Сатирическая направленность «Повести» в адрес петербургской бюрократии бесспорна. Именно она была причиной цензурных осложнений, затруднивших публикацию «Мертвых душ». Однако трактовка Копейкина как «маленького человека» вызывает сомнения. Может вызвать недоумение, что Гоголь изобразил с этой целью не солдата-инвалида (см., например, образ отставного солдата в повести М. Погодина «Нищий» или в «Рассказах русского солдата» Н. Полевого) [278] , а капитана и офицера. Армейский капитан — чин 9-го класса, дававший право на наследственное дворянство и, следовательно, на душевладение [279] . Выбор такого героя на амплуа положительного персонажа натуральной школы странен для писателя со столь обостренным «чувством чина», каким был Гоголь. Преувеличением кажется и мысль Н. Л. Степанова о том, что образ капитана Копейкина является «выражением глубокого недовольства широких масс»(курсив мой. — Ю. Л.).
278
Последняя повесть особенно знаменательна, поскольку содержит непосредственную перекличку с X главой «Мертвых душ», свидетельствуя о том, что, работая над «Повестью», Гоголь держал в памяти рассказ Полевого, который он, вероятно, прочел в 1834 г. Здесь отставной солдат-инвалид говорит про Наполеона: «Правда ли, ваше благородие, будто теперь отправили его за море, за окиян, на кипучую морскую пучину? Что-то не верится! Ведь, наше место свято, говорят, он антихрист, и скоро настанет кончина мира, и он опять выйдет?» (цит. по: Русские повести XIX века, 20-х — 30-х годов. — М.; Л., 1950. — Т. 2. — С. 47). Ср. у Гоголя слова «пророка», который «возвестил, что Наполеон есть антихрист и держится на каменной цепи, за шестью стенами и семью морями, но после разорвет цепь и овладеет всем миром» ( Гоголь Н. В.Полн. собр. соч. — Т. VI. — 206). При сходстве основной сюжетной ситуации — герой-инвалид, оставленный без помощи, — такое текстуальное совпадение подчеркивает сознатeльно-творческий характер того, что Копейкин сделан офицером.
279
К 9-му классу принадлежит и титулярный советник Башмачкин. Однако именно здесь проявилось существенное различие, свидетельствующее, какое значение имеет «поэтика чина» у Гоголя. В штатской службе дворянство, а следовательно, и право душевладения, начиналось (до указа 11 июня 1845 г., усложнившего этот порядок) с 8-го класса, а для военных — с первого обер-офицерского чина, т. е. с 14-го класса. Башмачкин назван «вечным титулярным советником»: ему никогда не перешагнуть через рубеж, отделяющий его от дворян. Это кладет глубокую социальную черту между ним и Копейкиным. Не случайно коллежский асессор Ковалев, который лишь одним рангом выше Башмачкина, т. е. принадлежит к 8-му классу, — человек совсем другого мира и иной социальной психологии. Между тем, между «майором»Ковалевым и капитаномКопейкиным социальная разница юридически не ощущалась, а фактически военный мундир обеспечивал Копейкину гораздо более почетное положение в обществе той поры, чем вицмундир Ковалева, который, хоть и называл себя, «чтобы более придать себе благородства и веса», майором, на самом-то деле был коллежским асессором.

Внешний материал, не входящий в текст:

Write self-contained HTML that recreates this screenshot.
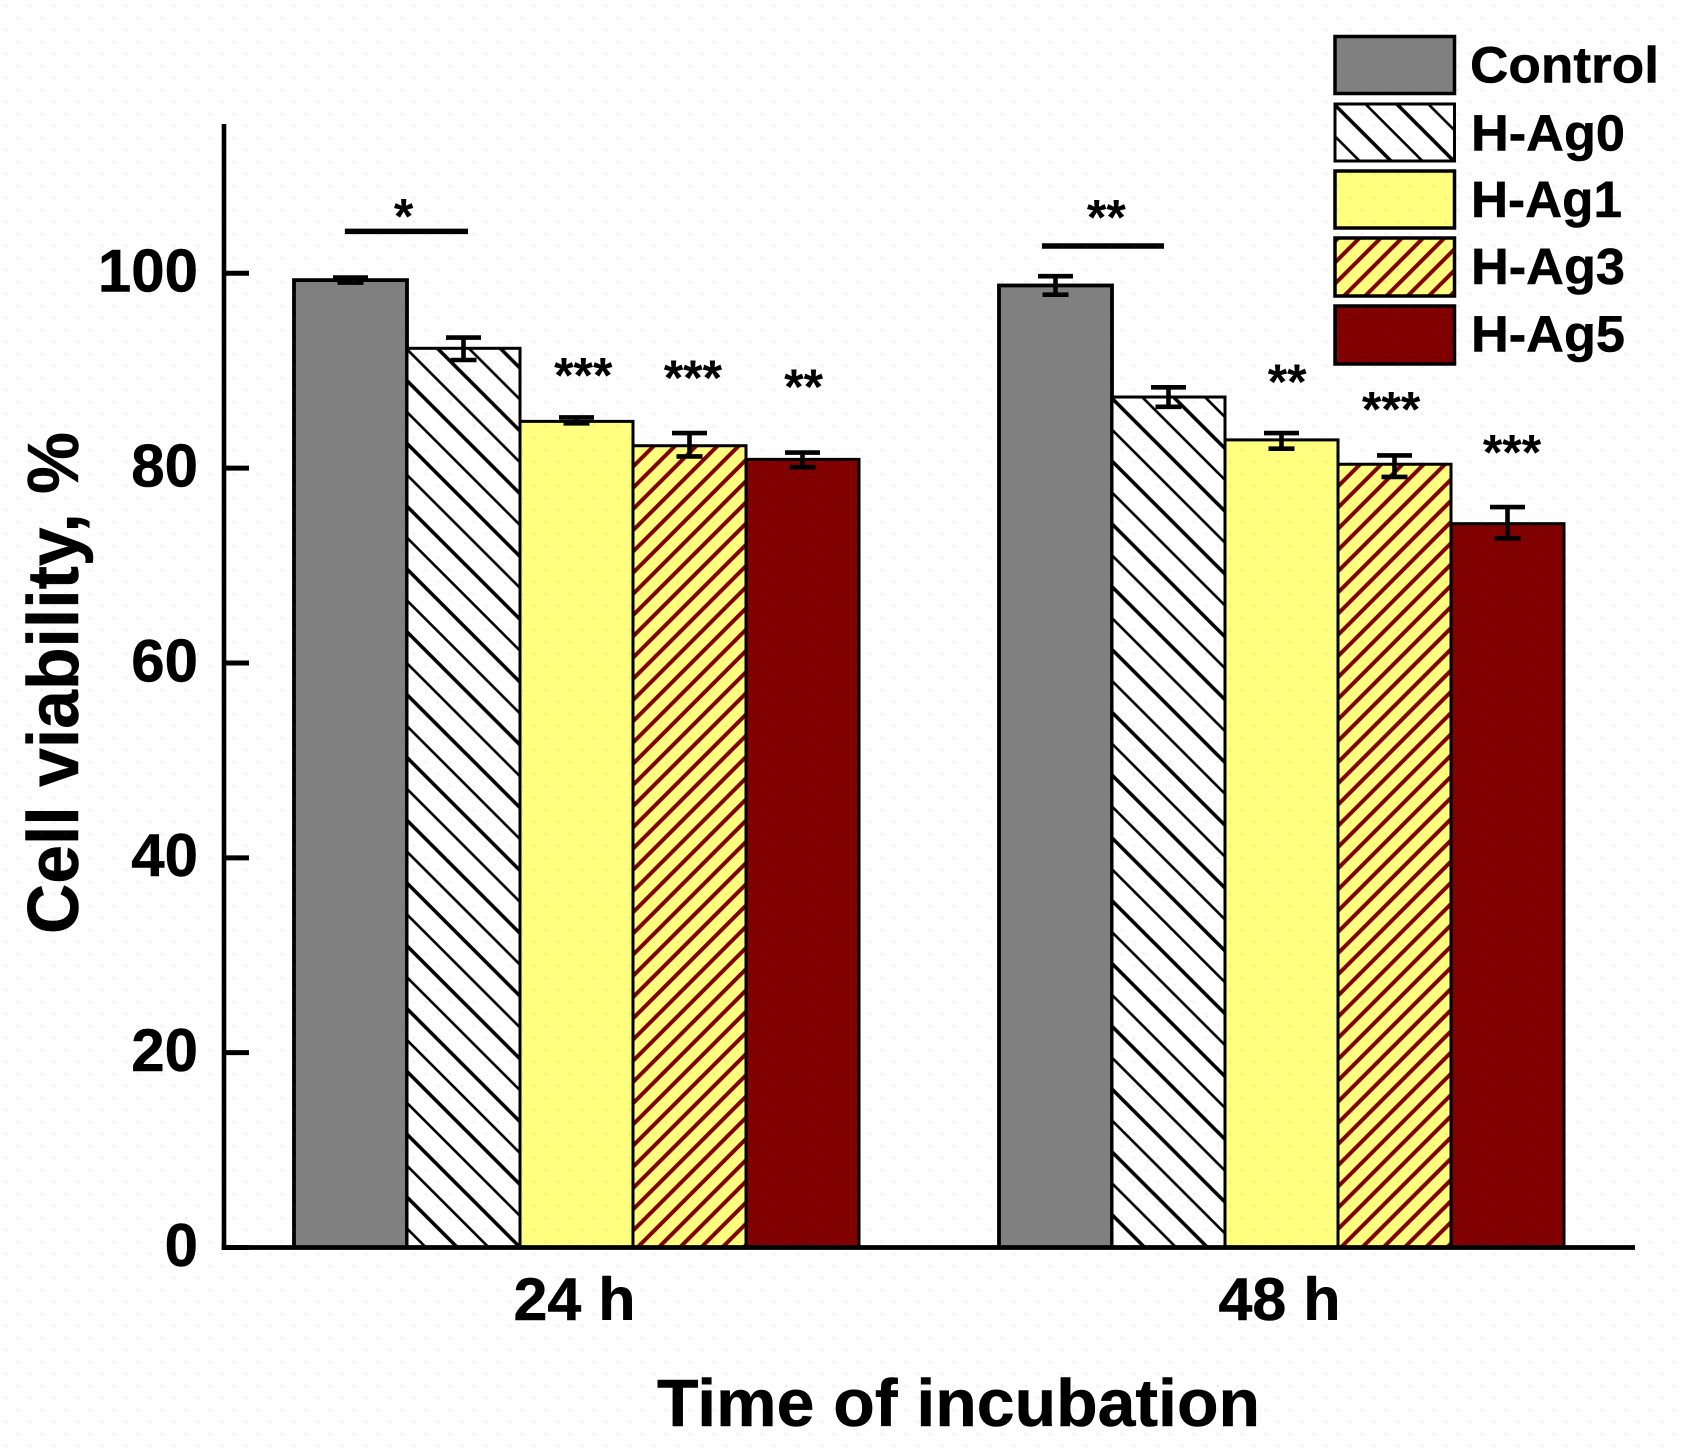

Представление о «Повести» как о вставной новелле, механически включенной в текст поэмы и сюжетно не связанной с ее основным ходом, противоречит высказываниям самого автора: цензурный запрет «Повести» поверг Гоголя в отчаяние. При этом автор неоднократно подчеркивал, что «Повесть о капитане Копейкине» — органическая часть поэмы. Поэма без нее и она без поэмы теряют смысл. В письме Н. Я. Прокоповичу от 9 апреля 1842 г. Гоголь писал: «Выбросили у меня целый эпизод Копейкина, для меня очень нужный, более даже, нежели думают они» [280] . На другой день он писал Плетневу: «Уничтожение Копейкина меня сильно смутило! Это одно из лучших мест в поэме, и без него — прореха, которой я ничем не в силах заплатать и зашить» [281] . В тот же день цензору Никитенко: «Это одно из лучших мест. И я не в силах ничем заплатать ту прореху, которая видна в моей поэме» [282] . Итак, с одной стороны, исследовательское — «имеет к сюжету довольно внешнее отношение», а с другой — авторское: «одно из лучших мест», удаление которого образует прореху, которой не зашить.
280
Гоголь Н. В.Полн. собр. соч. — М.; Л., 1952. — Т. XII. — С. 53. В дальнейшем сокращенно: Гоголь Н. В.Полн. собр. соч. с обозначением тома и страницы.
281
Там же. — С. 54.
282
Там же. Ср.: «Без Копейкина я не могу и подумать выпустить рукописи» (там же. — Т. V. — С. 55).